MATERIAL PROVIDED:

□ □ □

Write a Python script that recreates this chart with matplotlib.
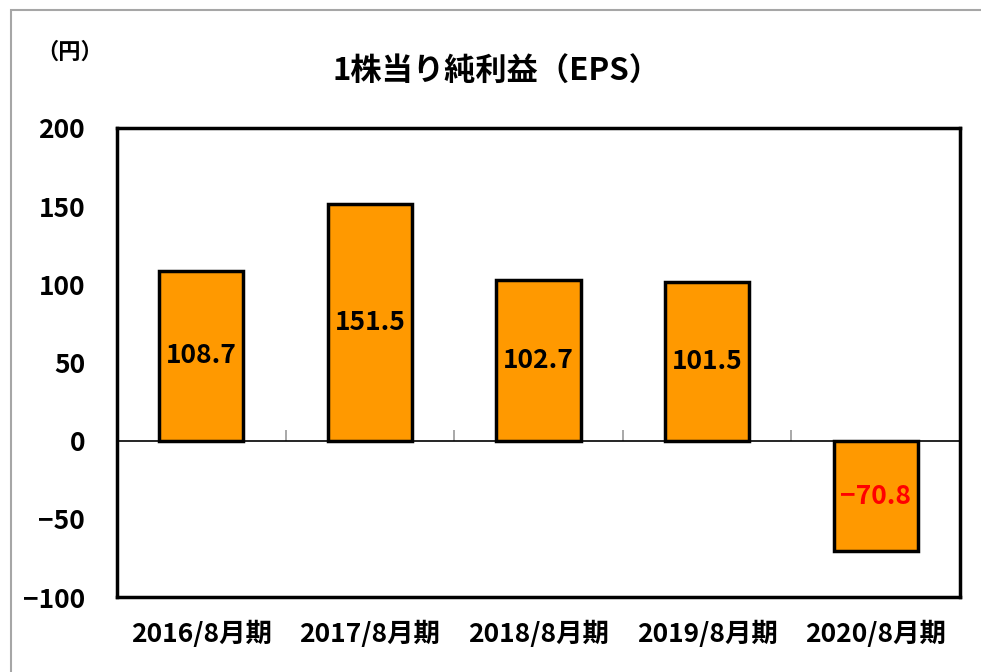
import matplotlib
matplotlib.use("Agg")
import matplotlib.pyplot as plt
from matplotlib.patches import Rectangle
import numpy as np

plt.rcParams['font.family'] = ['Noto Sans CJK JP', 'DejaVu Sans']

categories = ["2016/8月期", "2017/8月期", "2018/8月期", "2019/8月期", "2020/8月期"]
eps = [108.7, 151.5, 102.7, 101.5, -70.8]
labels = ["108.7", "151.5", "102.7", "101.5", "\u221270.8"]
yticks = [200, 150, 100, 50, 0, -50, -100]
ytick_labels = ["200", "150", "100", "50", "0", "\u221250", "\u2212100"]
title = "1株当り純利益（EPS）"
unit = "（円）"

fig = plt.figure(figsize=(9.81, 6.72), dpi=100)
fig.patch.set_facecolor("white")
# outer gray frame
fig.patches.append(Rectangle((11/981, -0.2), 1.5, 1 - 10/672 + 0.2,
                             transform=fig.transFigure, fill=False,
                             edgecolor="#a6a6a6", linewidth=1.5))

ax = fig.add_axes([117/981, 75/672, 843/981, 469/672])
x = np.arange(len(categories))
ax.bar(x, eps, width=0.5, color="#FF9900", edgecolor="black", linewidth=2.5, zorder=3)
ax.set_xlim(-0.5, len(categories) - 0.5)
ax.set_ylim(-100, 200)
ax.set_yticks(yticks)
ax.set_yticklabels(ytick_labels)
ax.set_xticks(x)
ax.set_xticklabels(categories)
ax.tick_params(axis='y', length=0, pad=23, labelsize=19)
ax.tick_params(axis='x', length=0, pad=17, labelsize=19)
for lab in ax.get_xticklabels() + ax.get_yticklabels():
    lab.set_fontweight("bold")
for sp in ax.spines.values():
    sp.set_linewidth(2.5)
    sp.set_color("black")

# zero axis with category-boundary tick marks
sec = ax.secondary_xaxis(0, transform=ax.transData)
sec.set_xticks(np.arange(len(categories) - 1) + 0.5)
sec.tick_params(direction='in', length=8, width=1.2, color="#999999", labelbottom=False)
sec.spines['bottom'].set_linewidth(1.2)
sec.spines['bottom'].set_color("black")

for xi, v, t in zip(x, eps, labels):
    ax.text(xi, v / 2, t, ha='center', va='center', fontsize=19, fontweight='bold',
            color='red' if v < 0 else 'black', zorder=4)

fig.text(497/981, 1 - 72/672, title, ha='center', va='center', fontsize=22.5, fontweight='bold')
fig.text(70/981, 1 - 52/672, unit, ha='center', va='center', fontsize=16, fontweight='bold')

fig.savefig("out.png", dpi=100)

□ □ □

PROMPT: Go from the first line of the listing to the line holding "color='red' if v" and, please, transcribe those lines exactly, both included, with no pictures.

WRITTEN ANSWER:
Write a Python script that recreates this chart with matplotlib.
import matplotlib
matplotlib.use("Agg")
import matplotlib.pyplot as plt
from matplotlib.patches import Rectangle
import numpy as np

plt.rcParams['font.family'] = ['Noto Sans CJK JP', 'DejaVu Sans']

categories = ["2016/8月期", "2017/8月期", "2018/8月期", "2019/8月期", "2020/8月期"]
eps = [108.7, 151.5, 102.7, 101.5, -70.8]
labels = ["108.7", "151.5", "102.7", "101.5", "\u221270.8"]
yticks = [200, 150, 100, 50, 0, -50, -100]
ytick_labels = ["200", "150", "100", "50", "0", "\u221250", "\u2212100"]
title = "1株当り純利益（EPS）"
unit = "（円）"

fig = plt.figure(figsize=(9.81, 6.72), dpi=100)
fig.patch.set_facecolor("white")
# outer gray frame
fig.patches.append(Rectangle((11/981, -0.2), 1.5, 1 - 10/672 + 0.2,
                             transform=fig.transFigure, fill=False,
                             edgecolor="#a6a6a6", linewidth=1.5))

ax = fig.add_axes([117/981, 75/672, 843/981, 469/672])
x = np.arange(len(categories))
ax.bar(x, eps, width=0.5, color="#FF9900", edgecolor="black", linewidth=2.5, zorder=3)
ax.set_xlim(-0.5, len(categories) - 0.5)
ax.set_ylim(-100, 200)
ax.set_yticks(yticks)
ax.set_yticklabels(ytick_labels)
ax.set_xticks(x)
ax.set_xticklabels(categories)
ax.tick_params(axis='y', length=0, pad=23, labelsize=19)
ax.tick_params(axis='x', length=0, pad=17, labelsize=19)
for lab in ax.get_xticklabels() + ax.get_yticklabels():
    lab.set_fontweight("bold")
for sp in ax.spines.values():
    sp.set_linewidth(2.5)
    sp.set_color("black")

# zero axis with category-boundary tick marks
sec = ax.secondary_xaxis(0, transform=ax.transData)
sec.set_xticks(np.arange(len(categories) - 1) + 0.5)
sec.tick_params(direction='in', length=8, width=1.2, color="#999999", labelbottom=False)
sec.spines['bottom'].set_linewidth(1.2)
sec.spines['bottom'].set_color("black")

for xi, v, t in zip(x, eps, labels):
    ax.text(xi, v / 2, t, ha='center', va='center', fontsize=19, fontweight='bold',
            color='red' if v < 0 else 'black', zorder=4)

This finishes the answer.